[www.washingtonpost.com]- Washington, DC- A D.C. police officer was arrested in a downtown hotel last month after he allegedly solicited sex from an undercover officer in an Internet sting run by the department’s anti-prostitution unit, authorities said yesterday.
The misdemeanor charge against Officer Robert A. Schmidt was routinely dismissed last week after he completed a day-long education program called “john school,” in which first-time offenders are instructed in the risks of prostitution, according to his lawyer, Harold D. Martin. He said neither he nor Schmidt would comment on the sting.
Authorities alleged that Schmidt arranged to meet a woman he thought was a prostitute after responding to an advertisement investigators placed on Craigslist, an online classified service.
His meeting with Officer Madeline Collado, who was posing as a prostitute, took place Feb. 20, just after 5 p.m., in a fifth-floor room at the Embassy Suites hotel near 10th and K streets NW, according to an affidavit filed by police in D.C. Superior Court.
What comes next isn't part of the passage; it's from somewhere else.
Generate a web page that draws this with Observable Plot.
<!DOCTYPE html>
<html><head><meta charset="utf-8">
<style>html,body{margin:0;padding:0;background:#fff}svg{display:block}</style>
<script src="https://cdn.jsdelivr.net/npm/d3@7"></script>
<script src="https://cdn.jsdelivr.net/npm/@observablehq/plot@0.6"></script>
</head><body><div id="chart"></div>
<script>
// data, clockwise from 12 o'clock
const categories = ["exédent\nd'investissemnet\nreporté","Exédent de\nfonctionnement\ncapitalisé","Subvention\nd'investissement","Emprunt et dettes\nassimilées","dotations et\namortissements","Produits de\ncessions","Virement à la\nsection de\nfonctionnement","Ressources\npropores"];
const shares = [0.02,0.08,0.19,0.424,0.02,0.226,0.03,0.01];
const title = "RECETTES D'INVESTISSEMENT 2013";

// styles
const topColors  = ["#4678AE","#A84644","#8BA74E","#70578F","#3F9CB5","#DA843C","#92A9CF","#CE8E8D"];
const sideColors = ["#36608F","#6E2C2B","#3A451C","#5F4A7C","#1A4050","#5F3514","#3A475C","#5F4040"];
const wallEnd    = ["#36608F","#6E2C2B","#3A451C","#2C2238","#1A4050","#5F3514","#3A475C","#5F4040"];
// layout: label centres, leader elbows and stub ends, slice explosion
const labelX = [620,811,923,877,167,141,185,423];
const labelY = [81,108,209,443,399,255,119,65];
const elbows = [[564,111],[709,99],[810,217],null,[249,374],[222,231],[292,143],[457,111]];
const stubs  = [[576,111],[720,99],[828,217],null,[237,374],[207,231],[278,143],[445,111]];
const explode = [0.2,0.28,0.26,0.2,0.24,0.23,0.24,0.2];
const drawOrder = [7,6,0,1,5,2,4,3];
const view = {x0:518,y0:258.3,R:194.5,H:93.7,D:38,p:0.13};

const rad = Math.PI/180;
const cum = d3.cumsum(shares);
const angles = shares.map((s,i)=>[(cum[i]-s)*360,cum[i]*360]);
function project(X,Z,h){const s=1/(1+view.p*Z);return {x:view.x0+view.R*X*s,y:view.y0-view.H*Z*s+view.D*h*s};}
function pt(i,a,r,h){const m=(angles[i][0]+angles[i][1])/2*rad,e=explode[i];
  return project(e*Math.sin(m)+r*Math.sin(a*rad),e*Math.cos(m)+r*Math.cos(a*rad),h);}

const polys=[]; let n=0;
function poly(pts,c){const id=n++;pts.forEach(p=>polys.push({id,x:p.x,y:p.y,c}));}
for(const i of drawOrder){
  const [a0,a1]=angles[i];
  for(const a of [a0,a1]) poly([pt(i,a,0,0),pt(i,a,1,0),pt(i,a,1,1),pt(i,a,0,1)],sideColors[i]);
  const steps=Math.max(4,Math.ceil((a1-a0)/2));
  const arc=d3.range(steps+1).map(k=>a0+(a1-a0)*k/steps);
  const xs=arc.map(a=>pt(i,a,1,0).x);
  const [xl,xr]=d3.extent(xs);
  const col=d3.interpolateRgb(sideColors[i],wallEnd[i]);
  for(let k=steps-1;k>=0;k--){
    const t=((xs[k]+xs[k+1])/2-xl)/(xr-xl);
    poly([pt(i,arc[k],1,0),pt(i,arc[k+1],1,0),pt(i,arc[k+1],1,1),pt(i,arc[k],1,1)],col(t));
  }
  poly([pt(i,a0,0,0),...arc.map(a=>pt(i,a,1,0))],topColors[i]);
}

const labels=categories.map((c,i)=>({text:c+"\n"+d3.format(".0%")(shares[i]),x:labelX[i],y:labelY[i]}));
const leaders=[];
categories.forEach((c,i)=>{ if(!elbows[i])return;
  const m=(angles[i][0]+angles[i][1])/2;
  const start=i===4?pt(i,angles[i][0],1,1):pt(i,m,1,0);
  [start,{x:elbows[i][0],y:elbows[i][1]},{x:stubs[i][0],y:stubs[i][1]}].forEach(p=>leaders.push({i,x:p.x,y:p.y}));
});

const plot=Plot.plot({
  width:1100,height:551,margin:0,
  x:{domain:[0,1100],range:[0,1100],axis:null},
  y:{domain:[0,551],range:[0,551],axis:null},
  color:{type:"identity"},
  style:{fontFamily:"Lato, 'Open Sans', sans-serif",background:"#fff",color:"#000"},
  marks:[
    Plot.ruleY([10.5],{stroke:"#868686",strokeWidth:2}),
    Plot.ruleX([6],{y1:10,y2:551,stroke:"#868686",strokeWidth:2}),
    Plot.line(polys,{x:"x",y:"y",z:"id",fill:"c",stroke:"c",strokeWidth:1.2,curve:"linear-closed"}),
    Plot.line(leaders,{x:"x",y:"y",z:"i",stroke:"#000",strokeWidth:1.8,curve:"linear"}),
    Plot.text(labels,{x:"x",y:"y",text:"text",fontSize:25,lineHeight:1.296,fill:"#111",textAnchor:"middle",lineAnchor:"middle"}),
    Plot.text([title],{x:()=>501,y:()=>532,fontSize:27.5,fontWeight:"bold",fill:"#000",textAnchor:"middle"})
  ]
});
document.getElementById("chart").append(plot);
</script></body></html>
The document quotes their conversation in a room wired for sound and video.
“So, what do you do for a living?” Collado asked him, after the two had exchanged pleasantries.
“I work with the government,” Schmidt said, to which Collado replied, “How cool is that!”
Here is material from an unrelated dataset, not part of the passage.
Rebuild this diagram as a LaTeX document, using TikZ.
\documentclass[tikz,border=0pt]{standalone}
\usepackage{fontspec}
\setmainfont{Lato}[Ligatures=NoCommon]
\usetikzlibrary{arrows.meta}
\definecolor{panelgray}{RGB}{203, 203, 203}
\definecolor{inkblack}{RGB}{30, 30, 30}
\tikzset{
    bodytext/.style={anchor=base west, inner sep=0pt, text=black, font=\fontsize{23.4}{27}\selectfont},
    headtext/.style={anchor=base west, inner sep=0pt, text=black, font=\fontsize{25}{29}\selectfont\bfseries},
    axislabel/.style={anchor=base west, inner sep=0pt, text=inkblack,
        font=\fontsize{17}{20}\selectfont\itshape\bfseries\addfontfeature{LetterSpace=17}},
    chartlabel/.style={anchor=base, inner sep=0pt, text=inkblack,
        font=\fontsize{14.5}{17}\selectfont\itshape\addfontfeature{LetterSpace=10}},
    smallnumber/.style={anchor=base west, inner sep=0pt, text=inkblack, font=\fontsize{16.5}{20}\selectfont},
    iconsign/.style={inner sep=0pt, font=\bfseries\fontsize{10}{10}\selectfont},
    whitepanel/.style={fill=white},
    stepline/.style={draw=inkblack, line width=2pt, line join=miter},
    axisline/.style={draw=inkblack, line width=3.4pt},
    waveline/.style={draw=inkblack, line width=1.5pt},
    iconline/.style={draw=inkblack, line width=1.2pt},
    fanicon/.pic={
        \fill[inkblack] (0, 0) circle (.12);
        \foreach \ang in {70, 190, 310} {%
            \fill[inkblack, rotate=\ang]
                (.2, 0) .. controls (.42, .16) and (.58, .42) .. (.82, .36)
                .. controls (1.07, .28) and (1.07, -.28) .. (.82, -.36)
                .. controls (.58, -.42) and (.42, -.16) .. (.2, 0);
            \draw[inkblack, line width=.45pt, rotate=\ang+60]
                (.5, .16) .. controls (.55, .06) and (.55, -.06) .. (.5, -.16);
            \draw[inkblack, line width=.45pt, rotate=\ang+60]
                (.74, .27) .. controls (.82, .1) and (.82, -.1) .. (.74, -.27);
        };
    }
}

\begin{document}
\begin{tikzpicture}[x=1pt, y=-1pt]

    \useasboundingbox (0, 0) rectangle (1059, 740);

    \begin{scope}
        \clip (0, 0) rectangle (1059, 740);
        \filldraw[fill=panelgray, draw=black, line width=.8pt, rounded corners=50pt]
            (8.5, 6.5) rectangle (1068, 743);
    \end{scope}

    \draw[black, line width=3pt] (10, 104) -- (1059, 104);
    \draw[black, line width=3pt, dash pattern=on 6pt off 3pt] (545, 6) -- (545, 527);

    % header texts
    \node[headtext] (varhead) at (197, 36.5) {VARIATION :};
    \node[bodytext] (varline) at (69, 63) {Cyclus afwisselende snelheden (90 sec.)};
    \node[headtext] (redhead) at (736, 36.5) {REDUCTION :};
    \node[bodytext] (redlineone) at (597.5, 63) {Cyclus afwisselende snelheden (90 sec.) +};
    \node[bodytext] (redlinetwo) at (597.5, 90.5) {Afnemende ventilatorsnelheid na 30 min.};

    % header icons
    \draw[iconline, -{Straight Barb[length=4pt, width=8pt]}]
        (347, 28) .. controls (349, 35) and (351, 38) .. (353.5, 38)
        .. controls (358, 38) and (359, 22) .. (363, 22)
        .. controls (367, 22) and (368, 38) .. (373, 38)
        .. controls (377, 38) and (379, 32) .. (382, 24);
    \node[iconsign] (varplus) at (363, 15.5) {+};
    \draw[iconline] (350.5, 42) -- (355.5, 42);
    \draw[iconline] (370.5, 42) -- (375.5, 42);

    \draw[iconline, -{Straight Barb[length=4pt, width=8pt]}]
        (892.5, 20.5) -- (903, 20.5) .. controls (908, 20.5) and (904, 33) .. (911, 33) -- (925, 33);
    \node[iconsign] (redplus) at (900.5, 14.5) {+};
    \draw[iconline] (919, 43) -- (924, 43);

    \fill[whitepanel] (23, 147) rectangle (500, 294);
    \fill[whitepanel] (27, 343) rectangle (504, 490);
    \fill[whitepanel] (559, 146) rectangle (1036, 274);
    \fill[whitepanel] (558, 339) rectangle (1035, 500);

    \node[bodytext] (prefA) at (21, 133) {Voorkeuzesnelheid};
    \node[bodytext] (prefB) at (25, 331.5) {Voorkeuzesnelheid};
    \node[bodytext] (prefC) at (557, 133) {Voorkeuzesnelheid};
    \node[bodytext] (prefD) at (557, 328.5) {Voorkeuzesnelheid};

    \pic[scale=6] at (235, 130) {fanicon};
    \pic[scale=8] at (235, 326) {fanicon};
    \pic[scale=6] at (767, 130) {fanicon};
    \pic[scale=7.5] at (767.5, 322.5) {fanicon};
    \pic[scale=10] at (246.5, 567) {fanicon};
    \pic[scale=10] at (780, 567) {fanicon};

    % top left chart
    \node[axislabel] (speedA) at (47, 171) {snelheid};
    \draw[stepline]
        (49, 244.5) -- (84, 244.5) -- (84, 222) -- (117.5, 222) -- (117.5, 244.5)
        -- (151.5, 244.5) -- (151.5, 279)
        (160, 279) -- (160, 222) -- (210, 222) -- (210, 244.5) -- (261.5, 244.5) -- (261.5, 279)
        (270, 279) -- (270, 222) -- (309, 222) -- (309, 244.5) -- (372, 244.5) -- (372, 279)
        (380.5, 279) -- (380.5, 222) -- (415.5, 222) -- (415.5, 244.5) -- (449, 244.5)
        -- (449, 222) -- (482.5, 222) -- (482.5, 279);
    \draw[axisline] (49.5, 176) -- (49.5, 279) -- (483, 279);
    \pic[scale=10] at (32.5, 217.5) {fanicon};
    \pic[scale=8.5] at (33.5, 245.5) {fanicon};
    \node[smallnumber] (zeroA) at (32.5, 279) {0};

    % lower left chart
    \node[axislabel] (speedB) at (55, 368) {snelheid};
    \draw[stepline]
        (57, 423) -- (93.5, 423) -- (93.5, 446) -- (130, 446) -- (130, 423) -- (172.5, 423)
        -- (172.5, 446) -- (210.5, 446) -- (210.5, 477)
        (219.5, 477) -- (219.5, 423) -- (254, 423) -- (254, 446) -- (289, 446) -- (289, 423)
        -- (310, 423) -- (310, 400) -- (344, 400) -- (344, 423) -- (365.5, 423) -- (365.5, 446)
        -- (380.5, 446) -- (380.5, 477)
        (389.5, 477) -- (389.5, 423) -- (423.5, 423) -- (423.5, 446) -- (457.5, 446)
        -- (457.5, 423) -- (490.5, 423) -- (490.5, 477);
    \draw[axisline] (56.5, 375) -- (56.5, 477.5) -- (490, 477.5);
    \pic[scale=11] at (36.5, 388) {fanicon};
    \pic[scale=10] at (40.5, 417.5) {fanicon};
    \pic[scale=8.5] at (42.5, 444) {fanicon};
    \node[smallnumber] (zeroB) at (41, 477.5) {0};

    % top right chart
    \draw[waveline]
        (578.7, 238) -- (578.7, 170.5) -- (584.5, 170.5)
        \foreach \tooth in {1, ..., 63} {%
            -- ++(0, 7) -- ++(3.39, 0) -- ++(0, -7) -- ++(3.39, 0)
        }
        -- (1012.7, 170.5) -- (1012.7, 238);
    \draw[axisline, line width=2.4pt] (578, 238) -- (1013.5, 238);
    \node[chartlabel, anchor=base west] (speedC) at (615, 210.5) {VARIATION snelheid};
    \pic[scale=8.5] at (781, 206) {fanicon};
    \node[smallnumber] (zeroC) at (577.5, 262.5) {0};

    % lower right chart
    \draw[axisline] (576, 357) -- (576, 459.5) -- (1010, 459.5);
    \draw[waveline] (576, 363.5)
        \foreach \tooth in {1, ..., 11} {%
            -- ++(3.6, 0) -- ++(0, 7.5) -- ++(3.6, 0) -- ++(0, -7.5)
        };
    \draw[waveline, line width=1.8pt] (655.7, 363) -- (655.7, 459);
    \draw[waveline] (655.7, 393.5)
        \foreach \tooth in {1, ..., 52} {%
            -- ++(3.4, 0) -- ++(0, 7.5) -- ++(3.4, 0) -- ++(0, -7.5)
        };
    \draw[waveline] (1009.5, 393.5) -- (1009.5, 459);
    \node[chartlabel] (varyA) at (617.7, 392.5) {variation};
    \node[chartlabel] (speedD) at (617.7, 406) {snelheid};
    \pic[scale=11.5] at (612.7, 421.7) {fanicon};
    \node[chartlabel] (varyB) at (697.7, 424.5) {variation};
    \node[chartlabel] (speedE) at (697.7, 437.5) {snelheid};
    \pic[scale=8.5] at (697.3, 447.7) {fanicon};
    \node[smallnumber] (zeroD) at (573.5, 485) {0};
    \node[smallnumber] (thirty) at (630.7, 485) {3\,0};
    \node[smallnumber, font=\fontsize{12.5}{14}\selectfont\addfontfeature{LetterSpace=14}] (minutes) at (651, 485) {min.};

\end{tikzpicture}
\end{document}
After they set an $80 price for a half-hour of sex, other officers entered the room and arrested Schmidt. He was released with a court summons, a standard procedure in such cases. Because he completed the john school, sponsored by the U.S. attorney’s office, the charge of soliciting for prostitution was dismissed March 10 at his first court appearance.
Asked whether Schmidt faces departmental disciplinary action, police spokeswoman Traci Hughes would only say, “There’s an administrative investigation underway.”
Schmidt, an officer since 1994, worked for several years in a drug enforcement unit in the Narcotics and Special Investigations Division before leaving the division in 2007, said Inspector Brian Bray, head of the NSID. The sting that led to Schmidt’s arrest was run by the division’s prostitution enforcement unit, Bray said.
He said Schmidt was among eight men arrested in the sting that night.
“He was really one of the better officers in the department when he was working for me, a real hardworking guy,” said Bray, who called Schmidt’s arrest “sad.”
At the time of the sting, Bray said, Schmidt was a youth crimes investigator, a job that often is a path to a promotion to detective. Yesterday, though, Schmidt was working in the 4th District, in the northern part of the city, assigned to a program in which officers walk foot beats to stay in close touch with residents, officials said.